There is nothing like a presidential assassination to put your life into perspective.
There I was sitting in my tenth grade French class, staring at the cute boy two seats to my left. Something I did everyday. Would he ever notice me? Would he ever ask me on a date? Would anyone ask me on a date?
Our French teacher was speaking half in English, half in French. I was only half listening to her conjugate verbs. The only French I was interested in involved kissing.
And then suddenly the PA system crackled to life and our principal called for everyone's attention. His voice didn't sound quite right. Rather than booming into the classroom, he seemed to be struggling to speak.
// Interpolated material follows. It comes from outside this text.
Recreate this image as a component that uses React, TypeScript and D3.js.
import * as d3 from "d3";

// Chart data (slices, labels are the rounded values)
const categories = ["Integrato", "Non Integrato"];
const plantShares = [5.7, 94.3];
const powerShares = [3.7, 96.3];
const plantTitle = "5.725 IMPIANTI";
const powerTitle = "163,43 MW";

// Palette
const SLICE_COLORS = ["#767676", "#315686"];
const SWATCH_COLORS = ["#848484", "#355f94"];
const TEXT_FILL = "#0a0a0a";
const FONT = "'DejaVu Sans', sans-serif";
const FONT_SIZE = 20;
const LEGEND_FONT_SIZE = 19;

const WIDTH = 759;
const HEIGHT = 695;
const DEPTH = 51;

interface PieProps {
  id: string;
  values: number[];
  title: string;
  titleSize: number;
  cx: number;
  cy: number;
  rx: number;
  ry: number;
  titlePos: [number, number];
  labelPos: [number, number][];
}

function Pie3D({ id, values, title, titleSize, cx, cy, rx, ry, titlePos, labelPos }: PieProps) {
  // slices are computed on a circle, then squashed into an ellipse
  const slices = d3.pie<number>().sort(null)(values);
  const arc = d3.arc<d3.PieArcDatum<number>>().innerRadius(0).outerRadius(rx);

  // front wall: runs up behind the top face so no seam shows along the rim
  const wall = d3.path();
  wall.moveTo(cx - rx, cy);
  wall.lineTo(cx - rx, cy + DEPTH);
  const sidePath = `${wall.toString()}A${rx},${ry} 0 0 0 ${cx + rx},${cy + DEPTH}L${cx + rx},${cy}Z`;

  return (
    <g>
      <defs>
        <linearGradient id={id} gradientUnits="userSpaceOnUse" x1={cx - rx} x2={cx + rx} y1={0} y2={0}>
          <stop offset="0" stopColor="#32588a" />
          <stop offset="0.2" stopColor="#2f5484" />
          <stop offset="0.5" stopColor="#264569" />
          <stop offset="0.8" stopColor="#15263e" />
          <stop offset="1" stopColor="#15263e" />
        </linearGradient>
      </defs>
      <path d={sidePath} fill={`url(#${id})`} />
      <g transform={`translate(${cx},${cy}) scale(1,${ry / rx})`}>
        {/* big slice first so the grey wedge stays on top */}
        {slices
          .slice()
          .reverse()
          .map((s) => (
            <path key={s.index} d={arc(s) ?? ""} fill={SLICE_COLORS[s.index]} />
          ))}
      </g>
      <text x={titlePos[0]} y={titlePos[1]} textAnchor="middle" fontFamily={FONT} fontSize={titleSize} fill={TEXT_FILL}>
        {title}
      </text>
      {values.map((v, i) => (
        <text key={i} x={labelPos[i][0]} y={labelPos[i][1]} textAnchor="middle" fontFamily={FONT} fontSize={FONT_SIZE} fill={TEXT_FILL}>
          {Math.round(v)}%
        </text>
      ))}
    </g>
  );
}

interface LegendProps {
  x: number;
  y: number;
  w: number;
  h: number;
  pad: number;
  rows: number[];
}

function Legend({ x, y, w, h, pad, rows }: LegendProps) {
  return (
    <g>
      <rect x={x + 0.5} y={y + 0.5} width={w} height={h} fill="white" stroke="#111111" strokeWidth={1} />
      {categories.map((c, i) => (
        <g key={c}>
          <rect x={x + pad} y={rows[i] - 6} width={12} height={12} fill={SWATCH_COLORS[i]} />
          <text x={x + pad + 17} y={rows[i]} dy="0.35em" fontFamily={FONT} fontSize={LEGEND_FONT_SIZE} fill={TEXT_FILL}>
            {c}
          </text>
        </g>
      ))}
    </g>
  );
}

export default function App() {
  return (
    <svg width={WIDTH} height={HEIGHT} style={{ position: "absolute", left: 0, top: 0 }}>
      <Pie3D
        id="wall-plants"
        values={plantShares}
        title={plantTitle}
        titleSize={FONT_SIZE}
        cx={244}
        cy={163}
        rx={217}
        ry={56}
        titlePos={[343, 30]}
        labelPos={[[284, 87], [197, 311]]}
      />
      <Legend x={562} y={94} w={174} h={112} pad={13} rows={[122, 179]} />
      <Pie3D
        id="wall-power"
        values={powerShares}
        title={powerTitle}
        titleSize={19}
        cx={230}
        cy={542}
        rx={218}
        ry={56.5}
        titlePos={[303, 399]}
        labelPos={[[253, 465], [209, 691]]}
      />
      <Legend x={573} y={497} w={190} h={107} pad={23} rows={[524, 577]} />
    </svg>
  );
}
I heard the words "motorcade...Kennedy...shot...Dallas." It was difficult to grasp his exact meaning.
Our teacher began babbling solely in French as her body crumbled onto her chair, her head fell onto the desk. Her shoulders rose up and down. It was the first time I'd ever seen one of my teachers cry.
As I left school, I realized all of the adults were crying.
At home, my mom sat at the kitchen table, sobbing. She thought it had to have been a mistake. They got it wrong.
Being only a teenager, I wasn't that political. I didn't understand the implication for our country or the government. I saw only a pretty woman who had lost her husband. And those two adorable kids, John-John and Caroline were now without a father. And a mother was grieving for her son.
Back then we couldn't text or tweet or Facebook our thought and feelings (so much data might have caused a major crash) but we were content to sit in front of the small TV and watch the news. In fact, it was more input than my brain could handle. We kept the news on all weekend, eating our meals in the den.
Since that day I've wondered how different life would have been different if JFK had lived. The Beatles would still have invaded the USA. We would still have been faced with the civil rights movements. A man would have walked on the moon. As for Viet Nam? I'll leave that to the historians.
But something died that day. Our country shifted off its optimistic axis. My parents became mortal in my eyes. I realized a man could die for what he stood for. And I began to question the path I wanted to make in this world.
As for that boy two seats over. I eventually did go out with him. And with a dozen other boys who I can barely remember.
But to this day, I'll never forget November 22, 1963. The day my life changed forever.